# Start of DATA LINES
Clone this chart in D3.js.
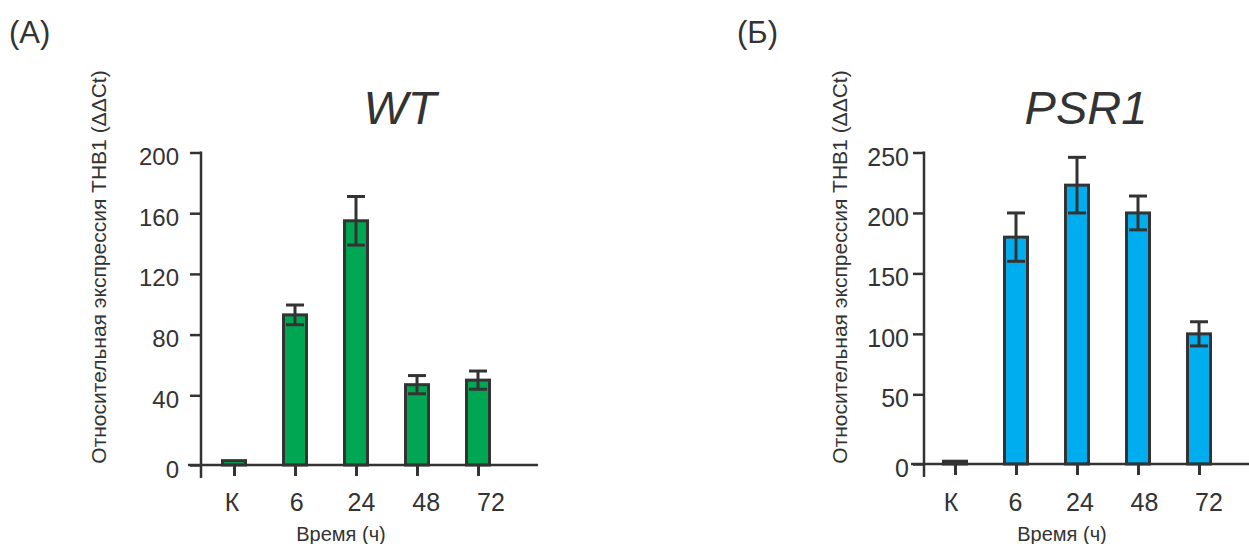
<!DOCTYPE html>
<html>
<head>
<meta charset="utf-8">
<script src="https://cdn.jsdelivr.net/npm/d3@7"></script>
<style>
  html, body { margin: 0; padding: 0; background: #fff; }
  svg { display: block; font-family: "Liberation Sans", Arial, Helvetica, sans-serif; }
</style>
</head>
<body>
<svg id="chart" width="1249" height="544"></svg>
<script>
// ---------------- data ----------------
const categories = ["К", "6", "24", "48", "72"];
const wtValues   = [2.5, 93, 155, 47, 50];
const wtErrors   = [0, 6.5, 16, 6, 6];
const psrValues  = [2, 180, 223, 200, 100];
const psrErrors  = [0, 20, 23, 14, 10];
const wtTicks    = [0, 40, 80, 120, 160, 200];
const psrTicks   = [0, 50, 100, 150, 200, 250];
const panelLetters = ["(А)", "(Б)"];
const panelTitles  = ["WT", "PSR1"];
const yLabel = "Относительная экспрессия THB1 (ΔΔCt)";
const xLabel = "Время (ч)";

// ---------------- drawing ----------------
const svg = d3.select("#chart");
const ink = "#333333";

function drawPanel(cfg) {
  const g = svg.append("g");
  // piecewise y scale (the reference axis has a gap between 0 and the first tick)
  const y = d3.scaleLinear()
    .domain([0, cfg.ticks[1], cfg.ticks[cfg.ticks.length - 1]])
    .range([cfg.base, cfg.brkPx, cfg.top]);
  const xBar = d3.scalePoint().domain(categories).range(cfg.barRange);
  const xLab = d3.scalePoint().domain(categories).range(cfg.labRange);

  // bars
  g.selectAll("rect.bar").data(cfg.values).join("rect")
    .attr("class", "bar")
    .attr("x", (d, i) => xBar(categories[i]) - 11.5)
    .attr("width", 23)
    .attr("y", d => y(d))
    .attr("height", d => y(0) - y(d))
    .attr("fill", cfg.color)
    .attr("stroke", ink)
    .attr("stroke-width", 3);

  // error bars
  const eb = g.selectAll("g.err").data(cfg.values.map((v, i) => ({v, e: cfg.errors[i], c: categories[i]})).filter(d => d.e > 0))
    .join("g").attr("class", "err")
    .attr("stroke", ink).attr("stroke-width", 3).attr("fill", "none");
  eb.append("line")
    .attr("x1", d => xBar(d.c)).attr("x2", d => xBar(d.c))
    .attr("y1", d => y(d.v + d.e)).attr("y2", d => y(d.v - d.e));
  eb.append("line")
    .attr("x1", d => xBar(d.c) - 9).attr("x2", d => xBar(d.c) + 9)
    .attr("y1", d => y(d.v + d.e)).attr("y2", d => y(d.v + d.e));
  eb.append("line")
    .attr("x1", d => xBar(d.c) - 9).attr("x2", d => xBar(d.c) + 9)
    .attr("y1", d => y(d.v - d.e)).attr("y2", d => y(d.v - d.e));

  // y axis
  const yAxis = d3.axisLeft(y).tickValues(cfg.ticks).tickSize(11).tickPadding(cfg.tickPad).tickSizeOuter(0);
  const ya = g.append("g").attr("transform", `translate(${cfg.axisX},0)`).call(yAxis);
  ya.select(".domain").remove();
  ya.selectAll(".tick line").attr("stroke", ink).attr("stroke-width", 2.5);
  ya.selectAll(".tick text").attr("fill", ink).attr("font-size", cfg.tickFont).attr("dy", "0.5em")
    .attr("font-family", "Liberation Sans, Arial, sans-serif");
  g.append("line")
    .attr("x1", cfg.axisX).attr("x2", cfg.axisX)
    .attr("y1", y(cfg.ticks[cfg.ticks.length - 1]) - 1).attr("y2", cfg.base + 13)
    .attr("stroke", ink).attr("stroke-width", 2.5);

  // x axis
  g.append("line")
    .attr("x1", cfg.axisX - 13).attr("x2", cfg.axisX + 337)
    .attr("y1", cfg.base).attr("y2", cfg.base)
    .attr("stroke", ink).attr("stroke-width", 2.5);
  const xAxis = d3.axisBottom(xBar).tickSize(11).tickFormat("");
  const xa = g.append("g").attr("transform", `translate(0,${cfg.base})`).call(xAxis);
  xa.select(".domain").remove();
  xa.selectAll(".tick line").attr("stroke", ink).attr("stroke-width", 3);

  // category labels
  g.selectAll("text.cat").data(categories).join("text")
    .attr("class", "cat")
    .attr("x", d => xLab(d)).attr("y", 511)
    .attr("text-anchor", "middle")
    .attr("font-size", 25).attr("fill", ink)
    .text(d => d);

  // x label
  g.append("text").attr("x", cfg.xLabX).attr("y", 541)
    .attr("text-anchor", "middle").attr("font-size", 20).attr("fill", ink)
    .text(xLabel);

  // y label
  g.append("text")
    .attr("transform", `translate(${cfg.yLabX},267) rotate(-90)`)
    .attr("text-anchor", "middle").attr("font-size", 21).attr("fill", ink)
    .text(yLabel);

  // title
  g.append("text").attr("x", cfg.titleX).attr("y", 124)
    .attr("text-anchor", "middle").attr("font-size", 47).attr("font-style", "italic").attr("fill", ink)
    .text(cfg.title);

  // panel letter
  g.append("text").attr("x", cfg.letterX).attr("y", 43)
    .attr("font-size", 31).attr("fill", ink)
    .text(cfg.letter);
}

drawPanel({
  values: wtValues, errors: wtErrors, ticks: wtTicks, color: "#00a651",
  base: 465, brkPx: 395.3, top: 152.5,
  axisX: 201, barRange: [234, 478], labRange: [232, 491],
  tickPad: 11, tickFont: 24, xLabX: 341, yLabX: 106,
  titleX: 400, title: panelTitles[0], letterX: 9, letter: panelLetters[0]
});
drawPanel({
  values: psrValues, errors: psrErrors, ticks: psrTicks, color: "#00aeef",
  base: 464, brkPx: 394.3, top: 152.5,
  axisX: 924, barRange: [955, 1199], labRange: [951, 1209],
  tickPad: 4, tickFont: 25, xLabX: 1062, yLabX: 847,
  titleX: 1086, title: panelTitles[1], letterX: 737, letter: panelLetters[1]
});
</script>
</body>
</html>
# End of DATA LINES
GOAL:
Using the data above, write out every line exactly, leaving the images behind.

ANSWER BELOW:
Clone this chart in D3.js.
<!DOCTYPE html>
<html>
<head>
<meta charset="utf-8">
<script src="https://cdn.jsdelivr.net/npm/d3@7"></script>
<style>
  html, body { margin: 0; padding: 0; background: #fff; }
  svg { display: block; font-family: "Liberation Sans", Arial, Helvetica, sans-serif; }
</style>
</head>
<body>
<svg id="chart" width="1249" height="544"></svg>
<script>
// ---------------- data ----------------
const categories = ["К", "6", "24", "48", "72"];
const wtValues   = [2.5, 93, 155, 47, 50];
const wtErrors   = [0, 6.5, 16, 6, 6];
const psrValues  = [2, 180, 223, 200, 100];
const psrErrors  = [0, 20, 23, 14, 10];
const wtTicks    = [0, 40, 80, 120, 160, 200];
const psrTicks   = [0, 50, 100, 150, 200, 250];
const panelLetters = ["(А)", "(Б)"];
const panelTitles  = ["WT", "PSR1"];
const yLabel = "Относительная экспрессия THB1 (ΔΔCt)";
const xLabel = "Время (ч)";

// ---------------- drawing ----------------
const svg = d3.select("#chart");
const ink = "#333333";

function drawPanel(cfg) {
  const g = svg.append("g");
  // piecewise y scale (the reference axis has a gap between 0 and the first tick)
  const y = d3.scaleLinear()
    .domain([0, cfg.ticks[1], cfg.ticks[cfg.ticks.length - 1]])
    .range([cfg.base, cfg.brkPx, cfg.top]);
  const xBar = d3.scalePoint().domain(categories).range(cfg.barRange);
  const xLab = d3.scalePoint().domain(categories).range(cfg.labRange);

  // bars
  g.selectAll("rect.bar").data(cfg.values).join("rect")
    .attr("class", "bar")
    .attr("x", (d, i) => xBar(categories[i]) - 11.5)
    .attr("width", 23)
    .attr("y", d => y(d))
    .attr("height", d => y(0) - y(d))
    .attr("fill", cfg.color)
    .attr("stroke", ink)
    .attr("stroke-width", 3);

  // error bars
  const eb = g.selectAll("g.err").data(cfg.values.map((v, i) => ({v, e: cfg.errors[i], c: categories[i]})).filter(d => d.e > 0))
    .join("g").attr("class", "err")
    .attr("stroke", ink).attr("stroke-width", 3).attr("fill", "none");
  eb.append("line")
    .attr("x1", d => xBar(d.c)).attr("x2", d => xBar(d.c))
    .attr("y1", d => y(d.v + d.e)).attr("y2", d => y(d.v - d.e));
  eb.append("line")
    .attr("x1", d => xBar(d.c) - 9).attr("x2", d => xBar(d.c) + 9)
    .attr("y1", d => y(d.v + d.e)).attr("y2", d => y(d.v + d.e));
  eb.append("line")
    .attr("x1", d => xBar(d.c) - 9).attr("x2", d => xBar(d.c) + 9)
    .attr("y1", d => y(d.v - d.e)).attr("y2", d => y(d.v - d.e));

  // y axis
  const yAxis = d3.axisLeft(y).tickValues(cfg.ticks).tickSize(11).tickPadding(cfg.tickPad).tickSizeOuter(0);
  const ya = g.append("g").attr("transform", `translate(${cfg.axisX},0)`).call(yAxis);
  ya.select(".domain").remove();
  ya.selectAll(".tick line").attr("stroke", ink).attr("stroke-width", 2.5);
  ya.selectAll(".tick text").attr("fill", ink).attr("font-size", cfg.tickFont).attr("dy", "0.5em")
    .attr("font-family", "Liberation Sans, Arial, sans-serif");
  g.append("line")
    .attr("x1", cfg.axisX).attr("x2", cfg.axisX)
    .attr("y1", y(cfg.ticks[cfg.ticks.length - 1]) - 1).attr("y2", cfg.base + 13)
    .attr("stroke", ink).attr("stroke-width", 2.5);

  // x axis
  g.append("line")
    .attr("x1", cfg.axisX - 13).attr("x2", cfg.axisX + 337)
    .attr("y1", cfg.base).attr("y2", cfg.base)
    .attr("stroke", ink).attr("stroke-width", 2.5);
  const xAxis = d3.axisBottom(xBar).tickSize(11).tickFormat("");
  const xa = g.append("g").attr("transform", `translate(0,${cfg.base})`).call(xAxis);
  xa.select(".domain").remove();
  xa.selectAll(".tick line").attr("stroke", ink).attr("stroke-width", 3);

  // category labels
  g.selectAll("text.cat").data(categories).join("text")
    .attr("class", "cat")
    .attr("x", d => xLab(d)).attr("y", 511)
    .attr("text-anchor", "middle")
    .attr("font-size", 25).attr("fill", ink)
    .text(d => d);

  // x label
  g.append("text").attr("x", cfg.xLabX).attr("y", 541)
    .attr("text-anchor", "middle").attr("font-size", 20).attr("fill", ink)
    .text(xLabel);

  // y label
  g.append("text")
    .attr("transform", `translate(${cfg.yLabX},267) rotate(-90)`)
    .attr("text-anchor", "middle").attr("font-size", 21).attr("fill", ink)
    .text(yLabel);

  // title
  g.append("text").attr("x", cfg.titleX).attr("y", 124)
    .attr("text-anchor", "middle").attr("font-size", 47).attr("font-style", "italic").attr("fill", ink)
    .text(cfg.title);

  // panel letter
  g.append("text").attr("x", cfg.letterX).attr("y", 43)
    .attr("font-size", 31).attr("fill", ink)
    .text(cfg.letter);
}

drawPanel({
  values: wtValues, errors: wtErrors, ticks: wtTicks, color: "#00a651",
  base: 465, brkPx: 395.3, top: 152.5,
  axisX: 201, barRange: [234, 478], labRange: [232, 491],
  tickPad: 11, tickFont: 24, xLabX: 341, yLabX: 106,
  titleX: 400, title: panelTitles[0], letterX: 9, letter: panelLetters[0]
});
drawPanel({
  values: psrValues, errors: psrErrors, ticks: psrTicks, color: "#00aeef",
  base: 464, brkPx: 394.3, top: 152.5,
  axisX: 924, barRange: [955, 1199], labRange: [951, 1209],
  tickPad: 4, tickFont: 25, xLabX: 1062, yLabX: 847,
  titleX: 1086, title: panelTitles[1], letterX: 737, letter: panelLetters[1]
});
</script>
</body>
</html>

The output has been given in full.